Aim: Repeat exactly, please, the lines that begin at the start of the listing and end at the line holding "0.0, 0.037, 0.0, 0.0, 0.0, 0.0, 0.0, 0.0, 0.0, 0.0]".

== Extracted records ==

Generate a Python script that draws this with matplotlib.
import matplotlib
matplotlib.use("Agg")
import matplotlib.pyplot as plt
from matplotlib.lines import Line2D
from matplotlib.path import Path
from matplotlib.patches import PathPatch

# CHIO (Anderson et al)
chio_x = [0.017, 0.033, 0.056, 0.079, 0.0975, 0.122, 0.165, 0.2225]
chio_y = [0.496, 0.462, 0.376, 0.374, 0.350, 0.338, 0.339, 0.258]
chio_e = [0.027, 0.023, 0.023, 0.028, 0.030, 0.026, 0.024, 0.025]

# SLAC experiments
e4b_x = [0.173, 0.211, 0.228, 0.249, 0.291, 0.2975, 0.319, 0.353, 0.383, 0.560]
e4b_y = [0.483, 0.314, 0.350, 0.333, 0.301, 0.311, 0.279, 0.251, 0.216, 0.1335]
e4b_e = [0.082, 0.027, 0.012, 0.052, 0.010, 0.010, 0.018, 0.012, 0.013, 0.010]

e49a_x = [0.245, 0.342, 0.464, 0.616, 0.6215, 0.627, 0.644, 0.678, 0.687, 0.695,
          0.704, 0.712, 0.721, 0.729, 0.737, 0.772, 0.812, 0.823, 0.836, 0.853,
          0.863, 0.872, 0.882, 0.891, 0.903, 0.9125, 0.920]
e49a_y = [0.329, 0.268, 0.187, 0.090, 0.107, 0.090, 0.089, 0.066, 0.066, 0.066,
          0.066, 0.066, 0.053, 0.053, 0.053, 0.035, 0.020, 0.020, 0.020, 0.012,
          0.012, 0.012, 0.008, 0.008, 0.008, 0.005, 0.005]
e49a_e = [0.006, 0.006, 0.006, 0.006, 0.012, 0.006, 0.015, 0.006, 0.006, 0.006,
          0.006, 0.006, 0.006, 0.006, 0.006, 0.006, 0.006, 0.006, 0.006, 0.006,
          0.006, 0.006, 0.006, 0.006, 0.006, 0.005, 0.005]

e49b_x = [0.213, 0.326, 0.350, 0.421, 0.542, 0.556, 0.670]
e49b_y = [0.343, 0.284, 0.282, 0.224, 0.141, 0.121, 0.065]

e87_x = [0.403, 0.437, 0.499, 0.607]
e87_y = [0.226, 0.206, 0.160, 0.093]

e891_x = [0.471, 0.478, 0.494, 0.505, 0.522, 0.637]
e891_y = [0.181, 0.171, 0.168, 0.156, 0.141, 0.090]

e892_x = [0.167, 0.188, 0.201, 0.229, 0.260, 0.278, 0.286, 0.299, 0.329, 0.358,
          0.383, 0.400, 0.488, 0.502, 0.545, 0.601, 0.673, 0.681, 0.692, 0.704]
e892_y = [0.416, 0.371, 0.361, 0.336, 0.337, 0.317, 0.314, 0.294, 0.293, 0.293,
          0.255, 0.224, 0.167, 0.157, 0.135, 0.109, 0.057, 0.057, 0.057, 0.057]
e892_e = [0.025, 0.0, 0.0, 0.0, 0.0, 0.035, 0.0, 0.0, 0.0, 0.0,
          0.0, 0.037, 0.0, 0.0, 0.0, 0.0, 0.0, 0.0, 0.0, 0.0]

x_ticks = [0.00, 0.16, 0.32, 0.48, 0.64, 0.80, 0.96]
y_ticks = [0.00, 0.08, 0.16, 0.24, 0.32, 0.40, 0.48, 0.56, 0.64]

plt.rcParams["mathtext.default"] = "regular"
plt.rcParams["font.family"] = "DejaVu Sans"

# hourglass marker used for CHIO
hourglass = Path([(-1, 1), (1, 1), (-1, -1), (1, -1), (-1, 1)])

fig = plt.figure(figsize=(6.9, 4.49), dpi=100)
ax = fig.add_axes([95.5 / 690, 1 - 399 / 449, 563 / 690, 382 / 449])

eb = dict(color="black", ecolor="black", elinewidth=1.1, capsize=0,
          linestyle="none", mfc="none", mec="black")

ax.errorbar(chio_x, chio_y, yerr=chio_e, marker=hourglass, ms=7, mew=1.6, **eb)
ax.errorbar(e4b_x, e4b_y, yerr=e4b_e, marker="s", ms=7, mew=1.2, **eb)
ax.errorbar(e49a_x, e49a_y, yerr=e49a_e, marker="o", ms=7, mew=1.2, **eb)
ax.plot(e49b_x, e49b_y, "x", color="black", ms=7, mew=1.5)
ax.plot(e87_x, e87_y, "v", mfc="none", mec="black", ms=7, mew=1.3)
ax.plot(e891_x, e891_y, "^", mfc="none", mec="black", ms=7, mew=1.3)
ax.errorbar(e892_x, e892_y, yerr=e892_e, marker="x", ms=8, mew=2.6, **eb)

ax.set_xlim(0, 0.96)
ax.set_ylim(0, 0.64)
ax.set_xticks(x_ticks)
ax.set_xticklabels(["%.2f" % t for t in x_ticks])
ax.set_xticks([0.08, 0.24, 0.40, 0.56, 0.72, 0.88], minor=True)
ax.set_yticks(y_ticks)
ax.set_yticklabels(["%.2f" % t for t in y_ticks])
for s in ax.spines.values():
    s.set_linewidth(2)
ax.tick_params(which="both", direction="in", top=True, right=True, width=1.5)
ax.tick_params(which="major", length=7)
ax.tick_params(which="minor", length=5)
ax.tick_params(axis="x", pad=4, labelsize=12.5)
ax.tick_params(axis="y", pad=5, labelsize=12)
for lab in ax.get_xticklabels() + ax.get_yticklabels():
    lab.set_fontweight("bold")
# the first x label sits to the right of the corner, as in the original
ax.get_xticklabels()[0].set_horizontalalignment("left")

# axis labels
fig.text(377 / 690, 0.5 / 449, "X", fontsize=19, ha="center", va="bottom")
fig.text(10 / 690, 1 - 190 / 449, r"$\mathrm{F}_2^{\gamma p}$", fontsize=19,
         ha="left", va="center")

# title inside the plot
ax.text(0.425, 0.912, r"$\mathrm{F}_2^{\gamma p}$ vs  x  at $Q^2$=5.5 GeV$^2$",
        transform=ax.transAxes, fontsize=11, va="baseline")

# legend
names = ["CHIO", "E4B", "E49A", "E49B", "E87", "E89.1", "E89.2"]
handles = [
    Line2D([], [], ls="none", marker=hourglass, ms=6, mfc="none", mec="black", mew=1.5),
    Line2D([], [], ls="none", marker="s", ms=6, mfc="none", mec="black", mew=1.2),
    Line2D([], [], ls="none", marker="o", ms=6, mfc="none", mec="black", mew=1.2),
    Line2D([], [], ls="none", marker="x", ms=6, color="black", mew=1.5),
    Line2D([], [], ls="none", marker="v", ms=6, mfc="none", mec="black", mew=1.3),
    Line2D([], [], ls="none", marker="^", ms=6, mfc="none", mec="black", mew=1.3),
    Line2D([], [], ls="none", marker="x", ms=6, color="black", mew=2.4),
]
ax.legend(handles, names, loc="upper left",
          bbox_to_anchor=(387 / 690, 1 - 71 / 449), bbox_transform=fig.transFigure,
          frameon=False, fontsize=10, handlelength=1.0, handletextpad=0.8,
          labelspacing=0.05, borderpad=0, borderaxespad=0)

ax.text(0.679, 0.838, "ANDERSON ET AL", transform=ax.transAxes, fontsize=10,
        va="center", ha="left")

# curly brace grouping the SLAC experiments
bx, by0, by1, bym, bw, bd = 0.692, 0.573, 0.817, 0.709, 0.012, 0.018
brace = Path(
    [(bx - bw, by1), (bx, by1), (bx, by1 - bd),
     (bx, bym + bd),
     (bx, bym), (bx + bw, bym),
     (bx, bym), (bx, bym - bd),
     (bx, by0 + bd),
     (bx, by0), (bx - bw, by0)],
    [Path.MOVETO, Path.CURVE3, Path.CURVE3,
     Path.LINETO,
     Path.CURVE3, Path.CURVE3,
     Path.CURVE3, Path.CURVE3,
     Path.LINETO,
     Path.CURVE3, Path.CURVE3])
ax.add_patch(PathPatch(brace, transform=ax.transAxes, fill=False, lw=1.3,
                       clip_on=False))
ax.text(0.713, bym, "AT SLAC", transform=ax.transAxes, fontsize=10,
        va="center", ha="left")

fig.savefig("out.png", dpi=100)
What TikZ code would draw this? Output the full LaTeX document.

===

Task response:
Generate a Python script that draws this with matplotlib.
import matplotlib
matplotlib.use("Agg")
import matplotlib.pyplot as plt
from matplotlib.lines import Line2D
from matplotlib.path import Path
from matplotlib.patches import PathPatch

# CHIO (Anderson et al)
chio_x = [0.017, 0.033, 0.056, 0.079, 0.0975, 0.122, 0.165, 0.2225]
chio_y = [0.496, 0.462, 0.376, 0.374, 0.350, 0.338, 0.339, 0.258]
chio_e = [0.027, 0.023, 0.023, 0.028, 0.030, 0.026, 0.024, 0.025]

# SLAC experiments
e4b_x = [0.173, 0.211, 0.228, 0.249, 0.291, 0.2975, 0.319, 0.353, 0.383, 0.560]
e4b_y = [0.483, 0.314, 0.350, 0.333, 0.301, 0.311, 0.279, 0.251, 0.216, 0.1335]
e4b_e = [0.082, 0.027, 0.012, 0.052, 0.010, 0.010, 0.018, 0.012, 0.013, 0.010]

e49a_x = [0.245, 0.342, 0.464, 0.616, 0.6215, 0.627, 0.644, 0.678, 0.687, 0.695,
          0.704, 0.712, 0.721, 0.729, 0.737, 0.772, 0.812, 0.823, 0.836, 0.853,
          0.863, 0.872, 0.882, 0.891, 0.903, 0.9125, 0.920]
e49a_y = [0.329, 0.268, 0.187, 0.090, 0.107, 0.090, 0.089, 0.066, 0.066, 0.066,
          0.066, 0.066, 0.053, 0.053, 0.053, 0.035, 0.020, 0.020, 0.020, 0.012,
          0.012, 0.012, 0.008, 0.008, 0.008, 0.005, 0.005]
e49a_e = [0.006, 0.006, 0.006, 0.006, 0.012, 0.006, 0.015, 0.006, 0.006, 0.006,
          0.006, 0.006, 0.006, 0.006, 0.006, 0.006, 0.006, 0.006, 0.006, 0.006,
          0.006, 0.006, 0.006, 0.006, 0.006, 0.005, 0.005]

e49b_x = [0.213, 0.326, 0.350, 0.421, 0.542, 0.556, 0.670]
e49b_y = [0.343, 0.284, 0.282, 0.224, 0.141, 0.121, 0.065]

e87_x = [0.403, 0.437, 0.499, 0.607]
e87_y = [0.226, 0.206, 0.160, 0.093]

e891_x = [0.471, 0.478, 0.494, 0.505, 0.522, 0.637]
e891_y = [0.181, 0.171, 0.168, 0.156, 0.141, 0.090]

e892_x = [0.167, 0.188, 0.201, 0.229, 0.260, 0.278, 0.286, 0.299, 0.329, 0.358,
          0.383, 0.400, 0.488, 0.502, 0.545, 0.601, 0.673, 0.681, 0.692, 0.704]
e892_y = [0.416, 0.371, 0.361, 0.336, 0.337, 0.317, 0.314, 0.294, 0.293, 0.293,
          0.255, 0.224, 0.167, 0.157, 0.135, 0.109, 0.057, 0.057, 0.057, 0.057]
e892_e = [0.025, 0.0, 0.0, 0.0, 0.0, 0.035, 0.0, 0.0, 0.0, 0.0,
          0.0, 0.037, 0.0, 0.0, 0.0, 0.0, 0.0, 0.0, 0.0, 0.0]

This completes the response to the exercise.